A foreclosure on your credit report will cause your FICO score to drop anywhere from 250 to 300 points, depending on other factors affecting your credit score. That’s a major hit that will seriously impair your ability to get loans, unsecured credit cards, and other types of financing as long as the foreclosure appears on your credit report.

Also, since many prospective employers and landlords will run a full background check before hiring you or renting you a home or apartment, a foreclosure could seriously impact your ability to find a job or a place to live. For obvious reasons, having a foreclosure in your recent past could give a landlord concerns about your ability to pay the rent on time. Prospective employers may wonder if you are reliable and responsible.

It’s probably worse if you are trying to rent an apartment in a large complex owned by a company, which is more likely to have strict rental guidelines. You’ll have a better shot if you focus on smaller apartment complexes, townhouses, and buildings owned by a single landlord, who may not have the same strict rules.

Likewise, smaller employers may be more likely to cut you a break and work with you despite your foreclosure past compared to larger corporations, which may be unwilling to take a chance on you.

Now, the good news. There are things you can do to repair your credit and improve your financial standing during the post-foreclosure period.

 First, you should get a copy of your credit report and carefully inspect it to make sure it is accurate.

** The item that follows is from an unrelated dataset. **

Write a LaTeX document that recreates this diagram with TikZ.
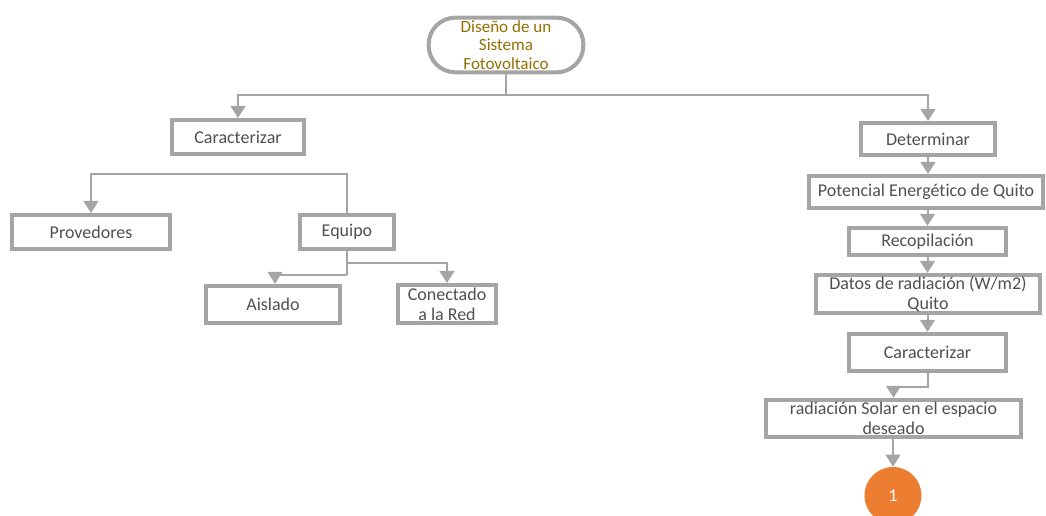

If there are inaccurate entries on the report affecting your score, you should seek to have them removed. The Fair Credit Reporting Act establishes guidelines that the three credit-reporting companies (Equifax, Experian and TransUnion) must follow.

Next, you should obtain a secured credit card from a major bank. A secured credit card is like a debit card and is linked to a checking or savings account. Your credit card bill is deducted from that account, so the card is secured by your own money.

With a foreclosure on your record, you will have a hard time getting approved for a traditional unsecured credit card. However, a secured credit card will be just as good in helping you get back on solid financial footing. It’s a safer way to reestablish your good credit and show banks that you can be trusted.

Following these simple steps, paying your bills on time, and living within your financial means following a foreclosure will go a long way toward improving your long-term financial well-being.